Commonwealth v. Comer

CASTILLE, Justice,

dissents.

I respectfully dissent because I believe that there was sufficient evidence under the facts of this case to sustain appellant’s conviction for aggravated assault. The evidence demonstrates that appellant’s conduct fully manifested the enhanced degree of recklessness required by the aggravated assault statute.

Appellant consumed four or five beers and an unknown quantity of muscle relaxants or “downers.” 1 Appellant then got behind the wheel of a car and proceeded to a strip club on *540Roosevelt Boulevard, a busy, urban thoroughfare. Appellant was familiar with the busy road as he had driven along it on prior occasions. Appellant drove at a rate of speed in excess of the legal limit, estimated by eyewitnesses to be between 55 and 70 miles per hour in a 45 mph zone, cutting off other cars and scraping the curb before plowing onto the sidewalk. The vehicle continued with such momentum that it severed a light pole, smashed into a SEPTA bus stop and continued some distance, carrying the entire billboard advertisement section of the bus stand structure with it. The car crossed over all the lanes of the intersecting Grant Avenue and stopped only after it crashed headlong into a brick wall. Appellant killed one person and severely injured another.

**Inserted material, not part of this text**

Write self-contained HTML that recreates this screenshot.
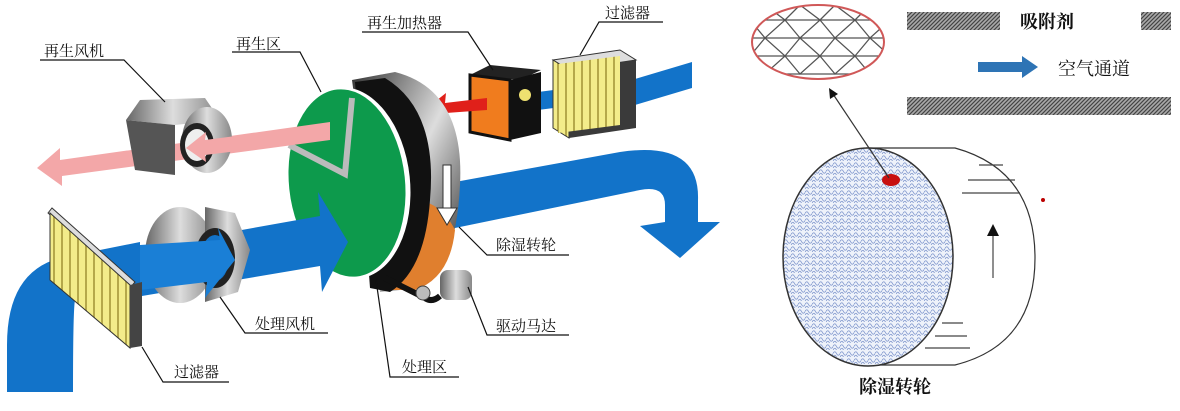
<!DOCTYPE html>
<html><head><meta charset="utf-8"><style>
html,body{margin:0;padding:0;background:#fff;}
svg{display:block}
text{font-family:"Liberation Serif","Noto Serif CJK SC","Noto Sans CJK SC",serif;fill:#111}
</style></head><body>
<svg width="1180" height="411" viewBox="0 0 1180 411" xmlns="http://www.w3.org/2000/svg">
<defs>
<linearGradient id="rim" x1="0" y1="0" x2="1" y2="1">
<stop offset="0" stop-color="#333"/><stop offset="0.5" stop-color="#ddd"/><stop offset="1" stop-color="#222"/></linearGradient>
<linearGradient id="gray" x1="0" y1="0" x2="1" y2="0">
<stop offset="0" stop-color="#666"/><stop offset="0.5" stop-color="#ddd"/><stop offset="1" stop-color="#888"/></linearGradient>
<pattern id="filt" width="8" height="8" patternUnits="userSpaceOnUse">
<rect width="8" height="8" fill="#f3ec8a"/><rect x="5" width="2" height="8" fill="#b5a84a"/></pattern>
<pattern id="hatch" width="4" height="4" patternUnits="userSpaceOnUse">
<rect width="4" height="4" fill="#aaa"/><path d="M0 4L4 0M-1 1L1 -1M3 5L5 3" stroke="#444" stroke-width="1.2"/></pattern>
<pattern id="mesh" width="7" height="7" patternUnits="userSpaceOnUse">
<rect width="7" height="7" fill="#eef2fa"/><path d="M0 3.5Q1.75 0 3.5 3.5T7 3.5M0 7Q1.75 3.5 3.5 7T7 7" stroke="#7d95cc" fill="none" stroke-width="0.8"/></pattern>
<clipPath id="ec"><ellipse cx="818" cy="42" rx="66" ry="37"/></clipPath>
</defs>

<!-- top right blue duct -->
<polygon points="625,82 692,62 692,88 625,108" fill="#1273c9"/>
<polygon points="538,92 585,86 585,104 538,110" fill="#1273c9"/>
<!-- right filter -->
<polygon points="553,60 620,50 636,60 569,70" fill="#ddd" stroke="#333"/>
<polygon points="553,60 569,70 569,138 553,128" fill="url(#filt)" stroke="#333"/>
<polygon points="569,70 636,60 636,128 569,138" fill="#3a3a3a"/>
<polygon points="558,64 620,56 620,125 558,133" fill="url(#filt)"/>
<!-- heater -->
<polygon points="470,75 490,65 541,70 520,80" fill="#222"/>
<polygon points="470,75 510,80 510,140 470,132" fill="#f07c1e" stroke="#111" stroke-width="3"/>
<polygon points="510,80 541,72 541,133 510,140" fill="#111"/>
<circle cx="525" cy="95" r="6" fill="#eee070"/>
<!-- red arrow -->
<polygon points="487,98 445,103 446,93 427,108 447,120 446,113 487,110" fill="#e0201a"/>

<!-- lower blue: after wheel to right & curve down -->
<path d="M455,182 L620,152 Q700,140 698,200 L698,222 L720,222 L680,258 L640,226 L665,222 L665,205 Q665,185 640,190 L455,228 Z" fill="#1273c9"/>

<!-- wheel rim -->
<path d="M352,80 L395,72 Q465,90 460,185 Q456,268 420,288 L380,292 Z" fill="url(#rim)"/>
<path d="M412,200 Q440,200 455,230 Q450,278 415,290 L385,290 Z" fill="#e07f2e"/>
<path d="M355,82 L385,78 Q438,110 430,200 Q425,270 390,292 L370,288 Z" fill="#111"/>
<rect x="443" y="165" width="8" height="45" fill="#fff" stroke="#333"/>
<polygon points="437,208 457,208 447,225" fill="#fff" stroke="#333"/>
<!-- belt -->
<path d="M385,278 L425,298 Q432,303 440,296" stroke="#111" stroke-width="6" fill="none"/>
<!-- motor -->
<rect x="440" y="270" width="32" height="30" rx="8" fill="url(#gray)"/>
<circle cx="423" cy="293" r="7" fill="#bbb" stroke="#444"/>

<!-- green wheel -->
<ellipse cx="349" cy="183" rx="61" ry="96" transform="rotate(-6 349 183)" fill="#fff"/>
<ellipse cx="347" cy="183" rx="58" ry="94" transform="rotate(-6 347 183)" fill="#0d9a4c"/>
<polyline points="289,145 345,174 352,98" fill="none" stroke="#bbb" stroke-width="6"/>

<!-- pink arrow -->
<polygon points="330,122 60,160 60,148 37,168 62,186 62,176 330,140" fill="#f3a7a8"/>
<!-- regen fan -->
<polygon points="126,120 140,100 205,98 220,120 175,125" fill="url(#gray)"/>
<polygon points="126,120 175,125 175,175 135,170" fill="#555"/>
<ellipse cx="207" cy="140" rx="25" ry="33" fill="url(#gray)"/>
<ellipse cx="197" cy="145" rx="17" ry="22" fill="#222"/>
<ellipse cx="197" cy="145" rx="12" ry="16" fill="#eee"/>
<polygon points="328,124 205,140 206,132 186,148 206,162 205,155 328,140" fill="#f3a7a8"/>

<!-- lower blue pipe -->
<path d="M7,392 L7,345 Q7,272 60,258 L140,242 L140,285 L75,300 Q73,310 73,392 Z" fill="#1273c9"/>
<polygon points="130,250 320,216 318,192 348,242 322,292 320,266 130,298" fill="#1273c9"/>
<!-- processing fan -->
<ellipse cx="180" cy="255" rx="35" ry="48" fill="url(#gray)"/>
<polygon points="205,207 235,213 250,250 238,292 205,302" fill="url(#gray)"/>
<ellipse cx="215" cy="258" rx="20" ry="30" fill="#222"/>
<ellipse cx="215" cy="258" rx="14" ry="23" fill="#1273c9"/>
<polygon points="140,245 220,240 218,228 235,260 205,298 207,282 140,290" fill="#1a7fd6"/>
<!-- left filter -->
<polygon points="48,213 52,208 135,282 130,288" fill="#ddd" stroke="#333"/>
<polygon points="50,213 130,285 130,348 50,280" fill="url(#filt)" stroke="#333"/>
<polygon points="130,285 142,282 142,346 130,348" fill="#444"/>

<!-- labels -->
<g stroke="#111" stroke-width="1.2" fill="none">
<polyline points="40,60 124,60 165,102"/>
<polyline points="232,52 300,52 321,92"/>
<polyline points="362,32 468,32 493,70"/>
<polyline points="663,22 599,22 580,55"/>
<polyline points="569,255 487,255 459,227"/>
<polyline points="569,335 487,335 468,287"/>
<polyline points="328,333 245,333 220,297"/>
<polyline points="459,377 390,377 376,280"/>
<polyline points="229,382 163,382 142,347"/>
</g>
<g font-size="15">
<text x="44" y="56">再生风机</text>
<text x="236" y="49">再生区</text>
<text x="367" y="28">再生加热器</text>
<text x="605" y="18">过滤器</text>
<text x="496" y="250">除湿转轮</text>
<text x="496" y="331">驱动马达</text>
<text x="255" y="329">处理风机</text>
<text x="402" y="372">处理区</text>
<text x="174" y="377">过滤器</text>
</g>

<!-- right diagram -->
<ellipse cx="818" cy="42" rx="66" ry="37" fill="#fff"/>
<g clip-path="url(#ec)" stroke="#555" stroke-width="1.3" fill="none">
<path d="M740,20H900M740,38H900M740,56H900M740,74H900"/>
<path d="M750,20L765,38L785,20L800,38L820,20L835,38L855,20L870,38L890,20"/>
<path d="M750,56L765,38L785,56L800,38L820,56L835,38L855,56L870,38L890,56"/>
<path d="M750,56L765,74L785,56L800,74L820,56L835,74L855,56L870,74L890,56"/>
<path d="M750,20L765,5L785,20L800,5L820,20L835,5L855,20L870,5L890,20"/>
</g>
<ellipse cx="818" cy="42" rx="66" ry="37" fill="none" stroke="#d05858" stroke-width="2"/>
<rect x="907" y="12" width="93" height="18" fill="url(#hatch)"/>
<rect x="1141" y="12" width="30" height="18" fill="url(#hatch)"/>
<rect x="907" y="97" width="264" height="18" fill="url(#hatch)"/>
<text x="1020" y="28" font-size="18" font-weight="bold">吸附剂</text>
<polygon points="978,62 1022,62 1022,56 1038,67 1022,78 1022,72 978,72" fill="#2e74b5"/>
<text x="1058" y="75" font-size="18">空气通道</text>
<!-- cylinder -->
<path d="M866,148 L955,148 Q1035,170 1035,258 Q1035,345 955,365 L866,365" fill="#fff" stroke="#333" stroke-width="1.2"/>
<ellipse cx="868" cy="257" rx="85" ry="109" fill="url(#mesh)" stroke="#333" stroke-width="1.5"/>
<g stroke="#444" stroke-width="1.2">
<path d="M979,165H1003M968,180H1015M962,193H1020M942,323H963M935,336H967M925,348H970"/>
<path d="M993,278V230"/>
</g>
<polygon points="987,236 999,236 993,224" fill="#111"/>
<ellipse cx="891" cy="180" rx="9" ry="6" fill="#c81010"/>
<circle cx="1043" cy="200" r="2" fill="#b00"/>
<line x1="889" y1="178" x2="833" y2="94" stroke="#333" stroke-width="1.2"/>
<polygon points="829,88 838,94 830,99" fill="#111"/>
<text x="859" y="393" font-size="18" font-weight="bold" font-family="'Liberation Sans','Noto Sans CJK SC',sans-serif">除湿转轮</text>
</svg>
</body></html>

These facts clearly support that appellant engaged in reckless behavior under circumstances which manifested extreme indifference to the value of human life, as required by the aggravated assault statute. 18 Pa.C.S. § 302(a)(1); see Commonwealth v. O’Hanlon, 539 Pa. 478, 653 A.2d 616 (1995) (a higher degree of recklessness is required by the aggravated assault statute). Given appellant’s actions, there is no question that the evidence was sufficient to prove that appellant’s recklessness was such that “life threatening injury [was] essentially certain to occur.” Id. at 482, 653 A.2d at 618.

I find the facts of this case inapposite from those in O’Hanlon. In O’Hanlon, this Court held that where the appellant did no more than drive while intoxicated and run a red light, the degree of recklessness required by the aggravated assault statute was not established. This Court found that “[serendipity, not intention, placed the victim in his path when he drove through the red light.” Id. The record in O’Hanlon was not clear whether the appellant observed the victim’s car approaching, and no evidence other than the appellant’s decision to drive while intoxicated was offered to prove the degree of recklessness to support the aggravated assault conviction. Here, in addition to alcohol, appellant was under the influence of an unknown type of “downer” or muscle relaxant. The victims were visibly in the open waiting for the bus. Appellant, who was familiar with the busy road, should have antici*541pated the presence of other cars and pedestrians and should have known that his careless, daredevil driving while under the influence of numerous substances was likely to inflict serious injury on others. The matter sub judice is indistinguishable from Commonwealth v. Scofield, 360 Pa.Super. 552, 521 A.2d 40 (1987), alloc, denied 517 Pa. 593, 535 A.2d 82 (1987), in that the conduct of the driver therein was basically equivalent to that of appellant herein. The majority’s attempts to distinguish the two factual situations constitutes a distinction without a difference.

Accordingly, I dissent to that portion of the majority’s opinion that finds insufficient evidence to support appellant’s conviction for aggravated assault.

NEWMAN, J., joins this dissenting opinion.

. A witness who was at the party with appellant and ingested the same type of pills testified lhat the pills made him feel drowsy and less alert.